Shocking. Of course had the trustees made do with, say, a potluck at the president’s house, the budget deficit would still have been $584,000. It’s not as if the $2,000 the college’s foundation paid for spouses meals tipped the institution’s budget into the red.

So what could that $16,000 bucks could have bought? Hmm….Paul McCartney bought Heather Mills (the woman whom he is divorcing) $16,000 worth of birthday presents for her 40th. The money could buy a Sharp 1080 p 57-inch AQUOS – LC-57D90U television. $16,000 would buy you a single night in the presidential suite at the Ritz-Carlton Moscow (bullet-proof dining room included). Closer to home, in fact right at the community college where trustees spent $16,000 on their annual retreat, according to an official at Rowan-Cabarrus Community College $16,000 “could have paid for a dozen part-time instructors to teach a semester.” That $1,333 per adjunct total.

I am sorry, folks. I can’t get my bloomers in a bunch about trustees who were treated to a $16,000 two-day retreat. Anyone who thinks this is news is a damn fool (no offense to every newspaper that will pick up the story and run it.) Here’s something that’s news, and something I can get my knickers in a twist about. A college official was quoted in the Charlotte Observer as saying a dozen part-time faculty could have been employed for a semester for $16,000. The reporter who wrote the story for the Charlotte Observer didn’t stop for a moment, pull out her calculator and realize she had a much more compelling and newsworthy story. $16,000 to employ a dozen university faculty for a semester? And Rowan-Cabarrus Community College has a budget deficit? WTF?!?

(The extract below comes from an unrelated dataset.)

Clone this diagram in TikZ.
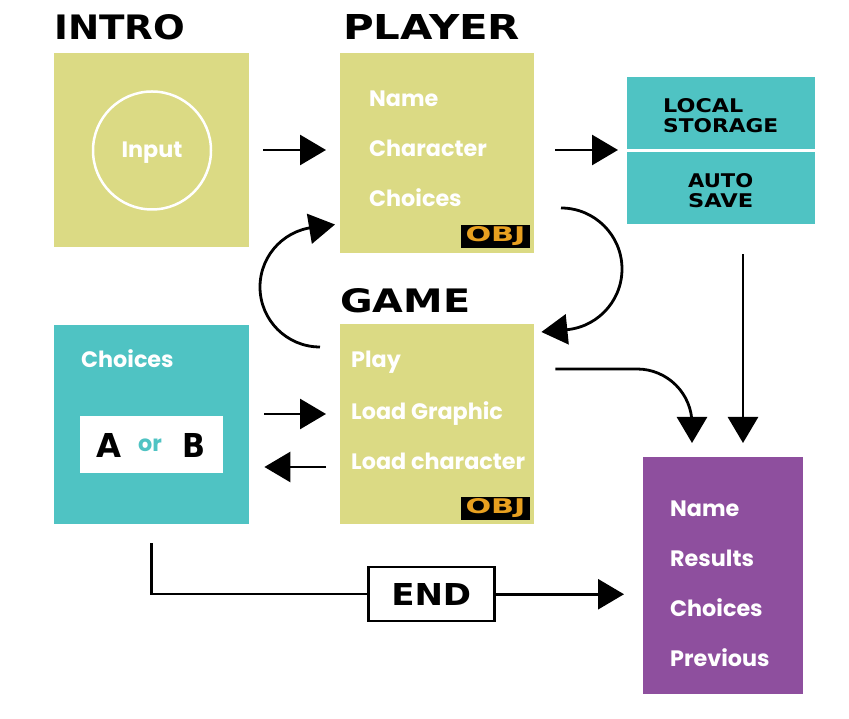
\documentclass[tikz,border=0pt]{standalone}
\usepackage{fontspec}
\setmainfont{Poppins}
\newfontfamily\pixfont{DejaVu Sans}
\usetikzlibrary{arrows.meta,calc}
\definecolor{ygreen}{HTML}{DBDA84}
\definecolor{tealbox}{HTML}{4FC3C3}
\definecolor{purpbox}{HTML}{8E4F9E}
\definecolor{objor}{HTML}{E8A020}
\newcommand\pix[3]{\resizebox{#1}{#2}{\pixfont\bfseries #3}}
\tikzset{
  panel/.style={draw=none, inner sep=0, anchor=north west},
  ybox/.style={panel, fill=ygreen},
  tbox/.style={panel, fill=tealbox},
  pbox/.style={panel, fill=purpbox},
  txt/.style={text=white, inner sep=0, anchor=base west, font=\fontsize{22.3}{26}\selectfont\bfseries},
  ptitle/.style={inner sep=0, anchor=south west},
  arr/.style={line width=2.8pt, -{Triangle[length=26pt,width=30pt]}},
  objbadge/.style={panel, fill=black, draw=black, line width=1pt, minimum width=68pt, minimum height=22pt},
}
\begin{document}
\begin{tikzpicture}[x=1pt,y=1pt]
\useasboundingbox (0,0) rectangle (849,719);
% titles
\node[ptitle] (tintro) at (54,679) {\pix{131pt}{25pt}{INTRO}};
\node[ptitle] (tplayer) at (343,679) {\pix{177pt}{25pt}{PLAYER}};
\node[ptitle] (tgame) at (340,406) {\pix{130pt}{24pt}{GAME}};
% boxes
\node[ybox, minimum width=195pt, minimum height=194pt] (intro) at (54,666) {};
\node[ybox, minimum width=194pt, minimum height=200pt] (player) at (340,666) {};
\node[tbox, minimum width=188pt, minimum height=72pt] (local) at (627,642) {};
\node[tbox, minimum width=188pt, minimum height=72pt] (auto) at (627,567) {};
\node[ybox, minimum width=194pt, minimum height=200pt] (game) at (340,395) {};
\node[tbox, minimum width=195pt, minimum height=199pt] (choices) at (54,394) {};
\node[pbox, minimum width=160pt, minimum height=237pt] (results) at (643,262) {};
\node[panel, fill=white, minimum width=143pt, minimum height=57pt] (ab) at (80,303) {};
% intro circle
\node[circle, draw=white, line width=2.5pt, minimum size=118pt, inner sep=0] (incircle) at (152,568.5) {};
\node[txt, anchor=base] (input) at (152,561) {Input};
% player text
\node[txt] (pname) at (369,612) {Name};
\node[txt] (pchar) at (369,562) {Character};
\node[txt] (pchoice) at (369,512) {Choices};
\node[objbadge] (obj1) at (461,494) {};
\node[inner sep=0] at (obj1.center) {\textcolor{objor}{\pix{60pt}{15pt}{OBJ}}};
% local storage
\node[inner sep=0, anchor=north west] (lsl) at (663,621) {\pix{80pt}{14pt}{LOCAL}};
\node[inner sep=0, anchor=north west] (lss) at (663,601) {\pix{115pt}{14pt}{STORAGE}};
\node[inner sep=0, anchor=north west] (asa) at (688,546) {\pix{65pt}{14pt}{AUTO}};
\node[inner sep=0, anchor=north west] (ass) at (688,526) {\pix{65pt}{14pt}{SAVE}};
% game text
\node[txt] (gplay) at (351,351) {Play};
\node[txt] (gload) at (351,299) {Load Graphic};
\node[txt] (gchar) at (351,249) {Load character};
\node[objbadge] (obj2) at (461,222) {};
\node[inner sep=0] at (obj2.center) {\textcolor{objor}{\pix{60pt}{15pt}{OBJ}}};
% choices text
\node[txt] (cchoice) at (81,351) {Choices};
\node[inner sep=0, anchor=north west] (la) at (96,286) {\pix{25pt}{24pt}{A}};
\node[inner sep=0, anchor=north west] (lb) at (182,286) {\pix{23pt}{24pt}{B}};
\node[inner sep=0, anchor=base, text=tealbox, font=\fontsize{22.3}{26}\selectfont\bfseries] (lor) at (150,267) {or};
% results text
\node[txt] (rname) at (670,202) {Name};
\node[txt] (rres) at (670,152) {Results};
\node[txt] (rcho) at (670,102) {Choices};
\node[txt] (rprev) at (670,52) {Previous};
% END box
\node[panel, fill=white, draw=black, line width=2.5pt, minimum width=126pt, minimum height=54pt] (endbox) at (367,153) {};
\node[inner sep=0] at (endbox.center) {\pix{80pt}{22pt}{END}};
% straight arrows
\draw[arr] ([xshift=14pt]intro.east |- 0,569) -- ([xshift=-14pt]player.west |- 0,569);
\draw[arr] ([xshift=21pt]player.east |- 0,569) -- ([xshift=-9pt]local.west |- 0,569);
\draw[arr] ([yshift=-30pt]auto.south -| 743,0) -- ([yshift=14pt]results.north -| 743,0);
\draw[arr] ([xshift=15pt]choices.east |- 0,305) -- ([xshift=-14pt]game.west |- 0,305);
\draw[arr] ([xshift=-14pt]game.west |- 0,252) -- ([xshift=15pt]choices.east |- 0,252);
% curved arrows
\coordinate (lc1) at (320,372);
\draw[arr] (lc1) arc[start angle=270, end angle=90, radius=60] -- ([xshift=-5pt]player.west |- 0,494.5);
\coordinate (rc1) at (561,511);
\draw[arr] (rc1) arc[start angle=90, end angle=-90, radius=61] -- ([xshift=7pt]game.east |- 0,387);
\coordinate (gc1) at ([xshift=21pt]game.east |- 0,350);
\draw[arr] (gc1) -- (637,350) arc[start angle=90, end angle=0, radius=55] -- ([yshift=14pt]results.north -| 692,0);
% end path
\coordinate (ec1) at ([yshift=-19pt]choices.south);
\draw[line width=2.5pt] (ec1) |- (endbox.west);
\draw[arr] (endbox.east) -- ([xshift=-19pt]results.west |- endbox.east);
\end{tikzpicture}
\end{document}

In the meantime, I am sure trustees nation-wide will take a lesson from the negative publicity showered on RCCC and its trustees. All will be holding their annual retreats at local pizza joints that serve beer in Mason jars, and charge extra for the paper napkins. One thing that won’t change, of course, is that colleges like RCCC, with large part-time faculty populations, will continue to employ college faculty at ridiculously paltry salaries and get free passes from mainstream media (and higher education media, for that matter).

I sent reporter Gail Smith-Arrants an email message. I hope you will, as well. Our colleagues who teach for $1,333 per semester at RCCC deserve some press, as well.